» Set exercise
Drop every picture. Then return, exactly, the lines from the beginning of the listing below through the one containing "ax = fig.add_axes([x0".

--------

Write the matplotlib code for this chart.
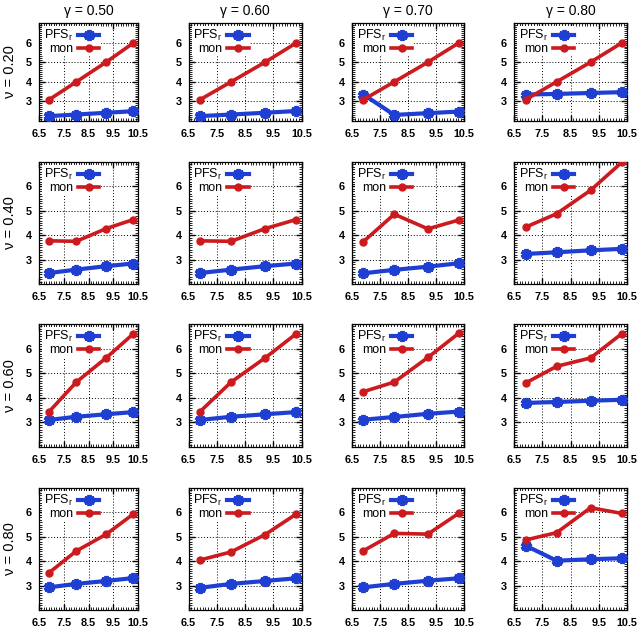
import numpy as np
import matplotlib
matplotlib.use('Agg')
import matplotlib.pyplot as plt
from matplotlib.ticker import MultipleLocator

plt.rcParams['font.family'] = ['Liberation Sans', 'DejaVu Sans']
plt.rcParams['mathtext.default'] = 'regular'

# x values (same for every panel)
x = [6.91, 8.01, 9.21, 10.31]

gammas = ['0.50', '0.60', '0.70', '0.80']
nus = ['0.20', '0.40', '0.60', '0.80']

# one list per row (nu), four panels each (gamma 0.5 .. 0.8)
pfs_v020 = [[2.25, 2.33, 2.42, 2.50],
            [2.25, 2.33, 2.42, 2.51],
            [3.35, 2.31, 2.40, 2.48],
            [3.35, 3.38, 3.43, 3.47]]
mon_v020 = [[3.09, 4.00, 5.00, 5.98],
            [3.09, 4.00, 5.00, 5.98],
            [3.09, 4.00, 5.00, 5.98],
            [3.09, 4.00, 5.00, 5.98]]

pfs_v040 = [[2.45, 2.59, 2.73, 2.84],
            [2.45, 2.59, 2.73, 2.84],
            [2.44, 2.58, 2.71, 2.85],
            [3.23, 3.30, 3.38, 3.44]]
mon_v040 = [[3.77, 3.75, 4.27, 4.64],
            [3.77, 3.75, 4.27, 4.64],
            [3.74, 4.86, 4.26, 4.62],
            [4.33, 4.88, 5.84, 6.98]]

pfs_v060 = [[3.10, 3.23, 3.33, 3.42],
            [3.10, 3.23, 3.33, 3.42],
            [3.11, 3.22, 3.35, 3.44],
            [3.79, 3.83, 3.88, 3.92]]
mon_v060 = [[3.44, 4.64, 5.62, 6.60],
            [3.44, 4.64, 5.62, 6.60],
            [4.25, 4.64, 5.64, 6.62],
            [4.60, 5.28, 5.62, 6.60]]

pfs_v080 = [[2.93, 3.07, 3.19, 3.31],
            [2.91, 3.07, 3.19, 3.30],
            [2.93, 3.07, 3.20, 3.30],
            [4.64, 4.02, 4.08, 4.12]]
mon_v080 = [[3.53, 4.42, 5.10, 5.93],
            [4.05, 4.38, 5.09, 5.93],
            [4.43, 5.14, 5.11, 5.96],
            [4.87, 5.17, 6.19, 5.96]]

pfs_all = [pfs_v020, pfs_v040, pfs_v060, pfs_v080]
mon_all = [mon_v020, mon_v040, mon_v060, mon_v080]

blue = '#1f3fd2'
red = '#cc1a1e'

W, H = 640, 628
fig = plt.figure(figsize=(6.4, 6.28), dpi=100)

# panel boxes in pixels
cols = [(39, 138), (188.5, 301.5), (352, 464), (514, 627)]
rows = [(23, 121), (162, 284), (324, 447), (488, 610)]

for i in range(4):
	for j in range(4):
		x0, x1 = cols[j]
		y0, y1 = rows[i]
		ax = fig.add_axes([x0 / W, 1 - y1 / H, (x1 - x0) / W, (y1 - y0) / H])

		ax.plot(x, pfs_all[i][j], color=blue, lw=3.0, marker=(6, 2, 0), ms=8, mew=2.8,
			label='PFS$_r$', zorder=3)
		ax.plot(x, mon_all[i][j], color=red, lw=2.6, marker='o', ms=5,
			label='mon', zorder=4)

		ax.set_xlim(6.5, 10.5)
		ax.set_ylim(2, 7)
		ax.set_xticks([6.5, 7.5, 8.5, 9.5, 10.5])
		ax.set_xticklabels(['6.5', '7.5', '8.5', '9.5', '10.5'])
		ax.set_yticks([3, 4, 5, 6])
		ax.xaxis.set_minor_locator(MultipleLocator(0.1))
		ax.yaxis.set_minor_locator(MultipleLocator(0.1))
		ax.tick_params(which='both', direction='in', top=True, right=True)
		ax.tick_params(which='major', length=4, width=1, labelsize=7.8)
		ax.tick_params(axis='x', which='major', pad=5.5)
		ax.tick_params(axis='y', which='major', pad=5)
		ax.tick_params(which='minor', length=2, width=0.6)
		for lab in ax.get_xticklabels() + ax.get_yticklabels():
			lab.set_fontweight('bold')
		ax.grid(True, which='major', color='black', linestyle=(0, (1, 2)), lw=0.7)
		for s in ax.spines.values():
			s.set_linewidth(0.9)

		leg = ax.legend(loc='upper left', markerfirst=False, frameon=True, fancybox=False,
			borderaxespad=0.25, borderpad=0.12, labelspacing=0.0, handlelength=1.7,
			handleheight=0.5, handletextpad=0.4, fontsize=9)
		leg.get_frame().set_facecolor('white')
		leg.get_frame().set_edgecolor('none')
		leg.get_frame().set_alpha(1)
		# above the grid, under the data lines
		leg.set_zorder(2.5)

		if i == 0:
			ax.set_title('γ = ' + gammas[j], fontsize=10, pad=6)

for i in range(4):
	y0, y1 = rows[i]
	fig.text(10 / W, 1 - (y0 + y1) / 2 / H, 'ν = ' + nus[i], rotation=90,
		ha='center', va='center', fontsize=10.5)

fig.savefig('out.png', dpi=100)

--------

» Solution
Write the matplotlib code for this chart.
import numpy as np
import matplotlib
matplotlib.use('Agg')
import matplotlib.pyplot as plt
from matplotlib.ticker import MultipleLocator

plt.rcParams['font.family'] = ['Liberation Sans', 'DejaVu Sans']
plt.rcParams['mathtext.default'] = 'regular'

# x values (same for every panel)
x = [6.91, 8.01, 9.21, 10.31]

gammas = ['0.50', '0.60', '0.70', '0.80']
nus = ['0.20', '0.40', '0.60', '0.80']

# one list per row (nu), four panels each (gamma 0.5 .. 0.8)
pfs_v020 = [[2.25, 2.33, 2.42, 2.50],
            [2.25, 2.33, 2.42, 2.51],
            [3.35, 2.31, 2.40, 2.48],
            [3.35, 3.38, 3.43, 3.47]]
mon_v020 = [[3.09, 4.00, 5.00, 5.98],
            [3.09, 4.00, 5.00, 5.98],
            [3.09, 4.00, 5.00, 5.98],
            [3.09, 4.00, 5.00, 5.98]]

pfs_v040 = [[2.45, 2.59, 2.73, 2.84],
            [2.45, 2.59, 2.73, 2.84],
            [2.44, 2.58, 2.71, 2.85],
            [3.23, 3.30, 3.38, 3.44]]
mon_v040 = [[3.77, 3.75, 4.27, 4.64],
            [3.77, 3.75, 4.27, 4.64],
            [3.74, 4.86, 4.26, 4.62],
            [4.33, 4.88, 5.84, 6.98]]

pfs_v060 = [[3.10, 3.23, 3.33, 3.42],
            [3.10, 3.23, 3.33, 3.42],
            [3.11, 3.22, 3.35, 3.44],
            [3.79, 3.83, 3.88, 3.92]]
mon_v060 = [[3.44, 4.64, 5.62, 6.60],
            [3.44, 4.64, 5.62, 6.60],
            [4.25, 4.64, 5.64, 6.62],
            [4.60, 5.28, 5.62, 6.60]]

pfs_v080 = [[2.93, 3.07, 3.19, 3.31],
            [2.91, 3.07, 3.19, 3.30],
            [2.93, 3.07, 3.20, 3.30],
            [4.64, 4.02, 4.08, 4.12]]
mon_v080 = [[3.53, 4.42, 5.10, 5.93],
            [4.05, 4.38, 5.09, 5.93],
            [4.43, 5.14, 5.11, 5.96],
            [4.87, 5.17, 6.19, 5.96]]

pfs_all = [pfs_v020, pfs_v040, pfs_v060, pfs_v080]
mon_all = [mon_v020, mon_v040, mon_v060, mon_v080]

blue = '#1f3fd2'
red = '#cc1a1e'

W, H = 640, 628
fig = plt.figure(figsize=(6.4, 6.28), dpi=100)

# panel boxes in pixels
cols = [(39, 138), (188.5, 301.5), (352, 464), (514, 627)]
rows = [(23, 121), (162, 284), (324, 447), (488, 610)]

for i in range(4):
	for j in range(4):
		x0, x1 = cols[j]
		y0, y1 = rows[i]
		ax = fig.add_axes([x0 / W, 1 - y1 / H, (x1 - x0) / W, (y1 - y0) / H])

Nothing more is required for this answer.